- [Short task]
Repeat the listing that follows, character for character, minus the pictures.

** Start Data segment **

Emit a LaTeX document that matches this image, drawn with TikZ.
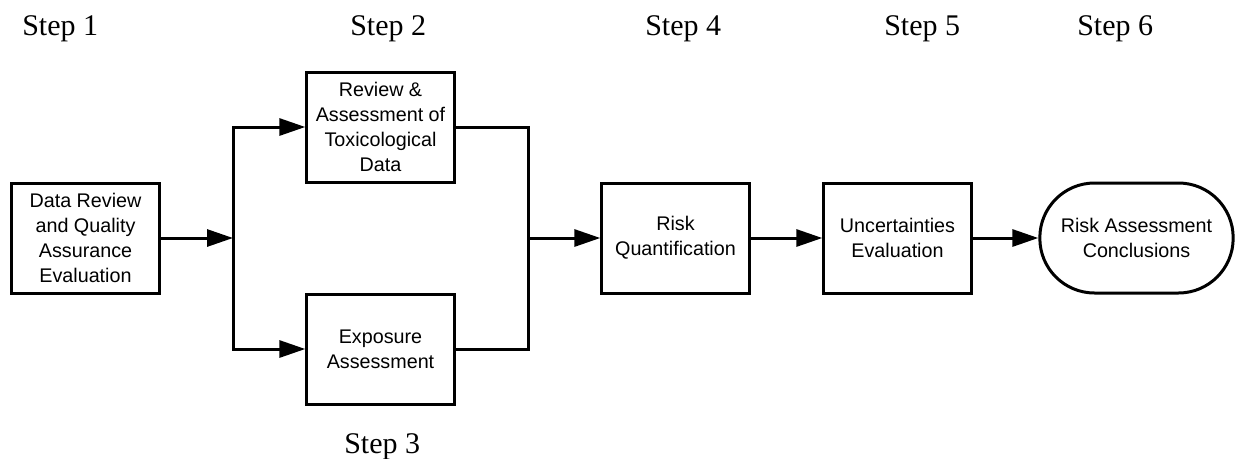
\documentclass[tikz,border=0pt]{standalone}
\usepackage{fontspec}
\setmainfont{Liberation Serif}
\newfontfamily\boxfont{Liberation Sans}
\usetikzlibrary{arrows.meta}
\begin{document}
\begin{tikzpicture}[x=0.75pt,y=-0.75pt,
  stepbox/.style={draw,line width=2.25pt,minimum width=110.5pt,minimum height=82.5pt,
    align=center,inner sep=0pt,font=\boxfont\fontsize{14.8pt}{18.75pt}\selectfont},
  termbox/.style={stepbox,minimum width=145pt,rounded corners=41pt},
  steplabel/.style={anchor=base west,inner sep=0pt,font=\fontsize{22.5pt}{27pt}\selectfont},
  conn/.style={line width=2.25pt},
  arr/.style={conn,-{Triangle[length=19.5pt,width=12.75pt]}}]
\useasboundingbox (0,0) rectangle (1236,458);
% step labels
\node[steplabel] (s1) at (22,35) {Step 1};
\node[steplabel] (s2) at (350,35) {Step 2};
\node[steplabel] (s3) at (344,453) {Step 3};
\node[steplabel] (s4) at (645,35) {Step 4};
\node[steplabel] (s5) at (884,35) {Step 5};
\node[steplabel] (s6) at (1077,35) {Step 6};
% boxes
\node[stepbox] (b1) at (85.5,238) {Data Review\\and Quality\\Assurance\\Evaluation};
\node[stepbox] (b2) at (380.5,127) {Review \&\\Assessment of\\Toxicological\\Data};
\node[stepbox] (b3) at (380.5,349) {Exposure\\Assessment};
\node[stepbox] (b4) at (675.5,238) {Risk\\Quantification};
\node[stepbox] (b5) at (897.5,238) {Uncertainties\\Evaluation};
\node[termbox] (b6) at (1136.5,238) {Risk Assessment\\Conclusions};
% junctions
\coordinate (j1) at (233,238);
\coordinate (j2) at (528,238);
% connectors
\draw[arr] (b1.east) -- (j1);
\draw[arr] (j1) |- (b2.west);
\draw[arr] (j1) |- (b3.west);
\draw[conn] (b2.east) -| (j2);
\draw[conn] (b3.east) -| (j2);
\draw[arr] (j2) -- (b4.west);
\draw[arr] (b4.east) -- (b5.west);
\draw[arr] (b5.east) -- (b6.west);
\end{tikzpicture}
\end{document}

** End Data segment **

- [Task response]
Emit a LaTeX document that matches this image, drawn with TikZ.
\documentclass[tikz,border=0pt]{standalone}
\usepackage{fontspec}
\setmainfont{Liberation Serif}
\newfontfamily\boxfont{Liberation Sans}
\usetikzlibrary{arrows.meta}
\begin{document}
\begin{tikzpicture}[x=0.75pt,y=-0.75pt,
  stepbox/.style={draw,line width=2.25pt,minimum width=110.5pt,minimum height=82.5pt,
    align=center,inner sep=0pt,font=\boxfont\fontsize{14.8pt}{18.75pt}\selectfont},
  termbox/.style={stepbox,minimum width=145pt,rounded corners=41pt},
  steplabel/.style={anchor=base west,inner sep=0pt,font=\fontsize{22.5pt}{27pt}\selectfont},
  conn/.style={line width=2.25pt},
  arr/.style={conn,-{Triangle[length=19.5pt,width=12.75pt]}}]
\useasboundingbox (0,0) rectangle (1236,458);
% step labels
\node[steplabel] (s1) at (22,35) {Step 1};
\node[steplabel] (s2) at (350,35) {Step 2};
\node[steplabel] (s3) at (344,453) {Step 3};
\node[steplabel] (s4) at (645,35) {Step 4};
\node[steplabel] (s5) at (884,35) {Step 5};
\node[steplabel] (s6) at (1077,35) {Step 6};
% boxes
\node[stepbox] (b1) at (85.5,238) {Data Review\\and Quality\\Assurance\\Evaluation};
\node[stepbox] (b2) at (380.5,127) {Review \&\\Assessment of\\Toxicological\\Data};
\node[stepbox] (b3) at (380.5,349) {Exposure\\Assessment};
\node[stepbox] (b4) at (675.5,238) {Risk\\Quantification};
\node[stepbox] (b5) at (897.5,238) {Uncertainties\\Evaluation};
\node[termbox] (b6) at (1136.5,238) {Risk Assessment\\Conclusions};
% junctions
\coordinate (j1) at (233,238);
\coordinate (j2) at (528,238);
% connectors
\draw[arr] (b1.east) -- (j1);
\draw[arr] (j1) |- (b2.west);
\draw[arr] (j1) |- (b3.west);
\draw[conn] (b2.east) -| (j2);
\draw[conn] (b3.east) -| (j2);
\draw[arr] (j2) -- (b4.west);
\draw[arr] (b4.east) -- (b5.west);
\draw[arr] (b5.east) -- (b6.west);
\end{tikzpicture}
\end{document}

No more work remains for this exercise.